In February 2013, the Governorate of Kermashan organized a celebration after cleaning 700 thousand hectares of mine-contaminated areas in the province.

Nevertheless, the Iranian government official statistics state that 184 people have been killed or wounded due to mine explosions in the same area despite the clearing.

An IRNA report named military forces, farmers, villagers and nomads of the region as well as minesweepers as the primary victims.

The latest statistics by the UN indicate that 20 million mines exist in Iranian borders that take, on average, two victims per day.

Among the five provinces of Western Azerbaijan, Kermanshan, Kurdistan, Ilam and Khuzestan, located on the border with Iraq, four are mainly Kurdish-populated.

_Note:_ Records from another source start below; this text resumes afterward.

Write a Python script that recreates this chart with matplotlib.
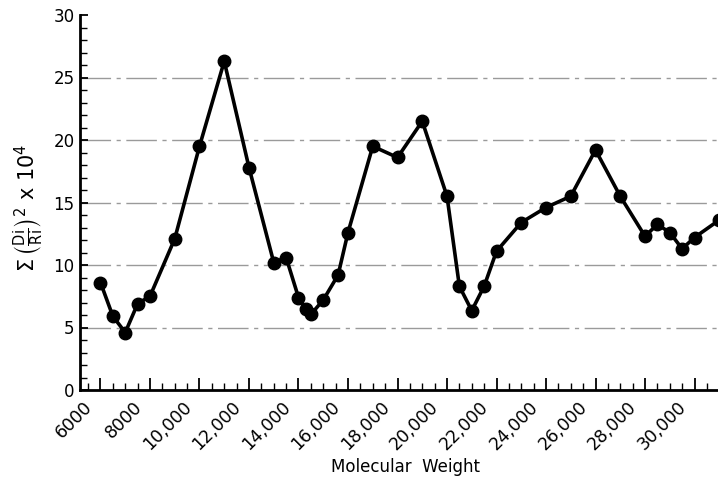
import matplotlib
matplotlib.use("Agg")
import matplotlib.pyplot as plt
from matplotlib.ticker import MultipleLocator, FixedLocator
from matplotlib.transforms import ScaledTranslation

# Data
mol_weight = [6000, 6500, 7000, 7500, 8000, 9000, 10000, 11000, 12000, 13000,
              13500, 14000, 14300, 14500, 15000, 15600, 16000, 17000, 18000, 19000,
              20000, 20500, 21000, 21500, 22000, 23000, 24000, 25000, 26000, 27000,
              28000, 28500, 29000, 29500, 30000, 31000]
sum_sq = [8.6, 5.9, 4.6, 6.9, 7.5, 12.1, 19.5, 26.3, 17.8, 10.2,
          10.6, 7.4, 6.5, 6.05, 7.2, 9.2, 12.6, 19.5, 18.6, 21.5,
          15.5, 8.3, 6.35, 8.3, 11.1, 13.4, 14.6, 15.5, 19.2, 15.5,
          12.3, 13.25, 12.6, 11.3, 12.2, 13.6]

x_ticks = [6000, 8000, 10000, 12000, 14000, 16000, 18000, 20000, 22000,
           24000, 26000, 28000, 30000]
x_tick_labels = ["6000", "8000", "10,000", "12,000", "14,000", "16,000", "18,000",
                 "20,000", "22,000", "24,000", "26,000", "28,000", "30,000"]
y_ticks = [0, 5, 10, 15, 20, 25, 30]
y_tick_labels = ["0", "5", "10", "15", "20", "25", "30"]

plt.rcParams['font.family'] = ['DejaVu Sans']

fig = plt.figure(figsize=(7.18, 5.01), dpi=100)
ax = fig.add_axes([80/718, 1-390/501, 1-80/718, (390-15)/501])

ax.set_xlim(5172, 30949)
ax.set_ylim(0, 30)

# grid lines
for yv in y_ticks[1:-1]:
    ax.axhline(yv, color="#9a9a9a", lw=1.0, ls=(0, (22, 4, 3, 4)), zorder=1)

ax.plot(mol_weight, sum_sq, color="black", lw=2.6, marker="o", ms=9,
        zorder=3, clip_on=False)

for s in ["top", "right"]:
    ax.spines[s].set_visible(False)
ax.spines["left"].set_linewidth(2.0)
ax.spines["bottom"].set_linewidth(2.0)

ax.xaxis.set_major_locator(FixedLocator(x_ticks))
ax.xaxis.set_minor_locator(MultipleLocator(500))
ax.yaxis.set_major_locator(FixedLocator(y_ticks))
ax.yaxis.set_minor_locator(MultipleLocator(1))

ax.tick_params(axis="x", which="major", direction="in", length=9, width=1.3, pad=8)
ax.tick_params(axis="x", which="minor", direction="in", length=5, width=1.0)
ax.tick_params(axis="y", which="major", direction="in", length=6, width=1.3, pad=4)
ax.tick_params(axis="y", which="minor", direction="in", length=5, width=1.0)

ax.set_xticklabels(x_tick_labels, rotation=45, ha="right", va="center",
                   rotation_mode="anchor", fontsize=12.5)
ax.set_yticklabels(y_tick_labels, fontsize=12)
offset = ScaledTranslation(-11/100, -3/100, fig.dpi_scale_trans)
for tick in ax.xaxis.get_major_ticks():
    tick.label1.set_transform(tick.label1.get_transform() + offset)

ax.set_xlabel("Molecular  Weight", fontsize=12)
ax.xaxis.set_label_coords(0.51, -0.18)
ax.set_ylabel(r"$\Sigma\,\left(\frac{\mathrm{Di}}{\mathrm{Ri}}\right)^2$ x 10$^4$", fontsize=15)
ax.yaxis.set_label_coords(-0.054, 0.485)

fig.savefig("out.png", dpi=100)
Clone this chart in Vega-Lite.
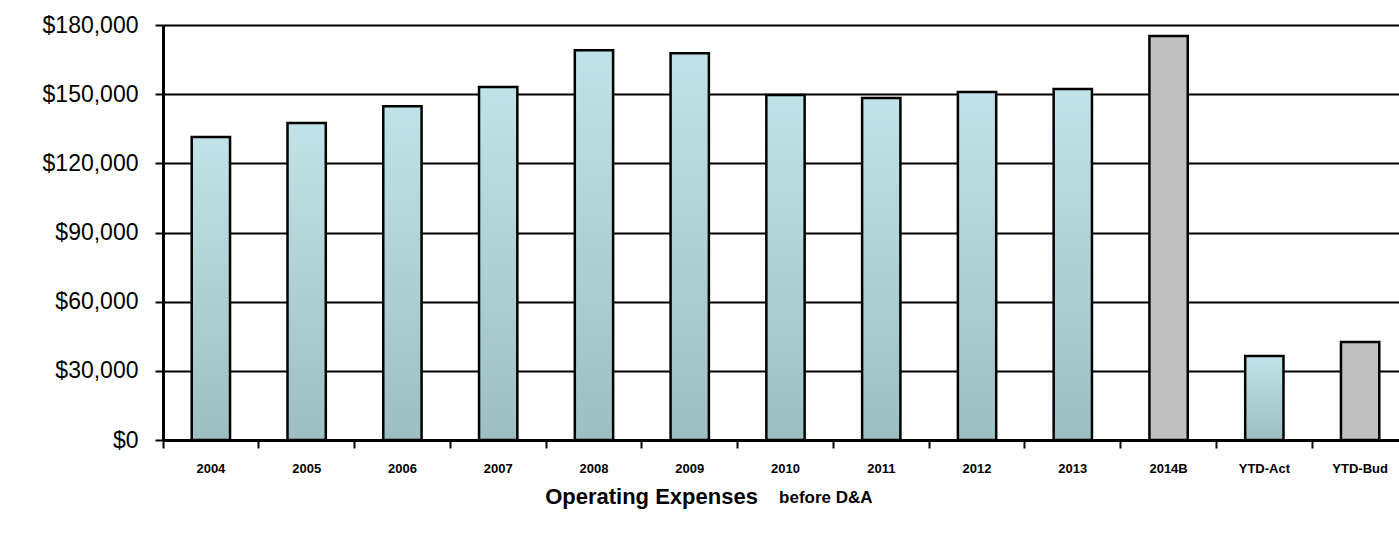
{
  "$schema": "https://vega.github.io/schema/vega-lite/v6.json",
  "width": 1236,
  "height": 415,
  "autosize": "none",
  "padding": {"left": 163, "top": 25, "right": 0, "bottom": 102},
  "background": "white",
  "config": {
    "view": {"stroke": null},
    "font": "Liberation Sans"
  },
  "title": {
    "text": "before D&A",
    "orient": "bottom",
    "anchor": "start",
    "dx": 737,
    "dy": -21,
    "fontSize": 17,
    "fontWeight": "bold",
    "color": "black",
    "font": "Liberation Sans"
  },
  "data": {
    "values": [
      {"period": "2004", "expense": 131400, "kind": "actual"},
      {"period": "2005", "expense": 137500, "kind": "actual"},
      {"period": "2006", "expense": 144800, "kind": "actual"},
      {"period": "2007", "expense": 153100, "kind": "actual"},
      {"period": "2008", "expense": 169100, "kind": "actual"},
      {"period": "2009", "expense": 167800, "kind": "actual"},
      {"period": "2010", "expense": 149600, "kind": "actual"},
      {"period": "2011", "expense": 148300, "kind": "actual"},
      {"period": "2012", "expense": 150900, "kind": "actual"},
      {"period": "2013", "expense": 152200, "kind": "actual"},
      {"period": "2014B", "expense": 175200, "kind": "budget"},
      {"period": "YTD-Act", "expense": 36400, "kind": "actual"},
      {"period": "YTD-Bud", "expense": 42500, "kind": "budget"}
    ]
  },
  "encoding": {
    "x": {
      "field": "period",
      "type": "nominal",
      "sort": null,
      "scale": {
        "domain": ["2004", "2005", "2006", "2007", "2008", "2009", "2010", "2011", "2012", "2013", "2014B", "YTD-Act", "YTD-Bud"],
        "paddingInner": 0,
        "paddingOuter": 0,
        "range": [0, 1245]
      },
      "axis": {
        "bandPosition": 0,
        "labelAngle": 0,
        "labelFontSize": 13,
        "labelFontWeight": "bold",
        "labelColor": "black",
        "labelPadding": 14,
        "ticks": true,
        "tickSize": 8,
        "tickWidth": 2,
        "tickColor": "black",
        "domainColor": "black",
        "domainWidth": 3,
        "grid": false,
        "title": "Operating Expenses",
        "titleFontSize": 22,
        "titleFontWeight": "bold",
        "titleColor": "black",
        "titleX": 488,
        "titleY": 56,
        "titleAlign": "center",
        "titleBaseline": "middle"
      }
    },
    "y": {
      "field": "expense",
      "type": "quantitative",
      "scale": {"domain": [0, 180000], "nice": false, "zero": true},
      "axis": {
        "values": [0, 30000, 60000, 90000, 120000, 150000, 180000],
        "format": "$,.0f",
        "labelFontSize": 23,
        "labelColor": "black",
        "labelPadding": 17,
        "tickSize": 8,
        "tickWidth": 2,
        "tickColor": "black",
        "domainColor": "black",
        "domainWidth": 3,
        "grid": true,
        "gridColor": "black",
        "gridWidth": 2,
        "gridOpacity": 1,
        "title": null
      }
    }
  },
  "layer": [
    {
      "transform": [{"filter": "datum.kind === 'actual'"}],
      "mark": {
        "type": "bar",
        "width": {"band": 0.4},
        "stroke": "black",
        "strokeWidth": 2.5,
        "fill": {
          "gradient": "linear",
          "x1": 0, "y1": 0, "x2": 0, "y2": 1,
          "stops": [
            {"offset": 0, "color": "#c0e3e7"},
            {"offset": 1, "color": "#9dbfc1"}
          ]
        }
      }
    },
    {
      "transform": [{"filter": "datum.kind === 'budget'"}],
      "mark": {
        "type": "bar",
        "width": {"band": 0.4},
        "stroke": "black",
        "strokeWidth": 2.5,
        "fill": "#c0c0c0"
      }
    }
  ]
}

The Iranian government claims that all of the mines are the remnants of the eight-year war between Iran and Iraq that ended about three decades ago.

However, the oppositions such as the Democratic Party of Iranian Kurdistan (DPKI) and Komalah (Society of Revolutionary Toilers of Iranian Kurdistan) accuse Iran of planting mines to target their members and kolbars who cross the border. 

Iran is one of the 33 countries that have not signed the Ottawa Treaty (the Mine Ban Treaty) which prohibits antipersonnel mines.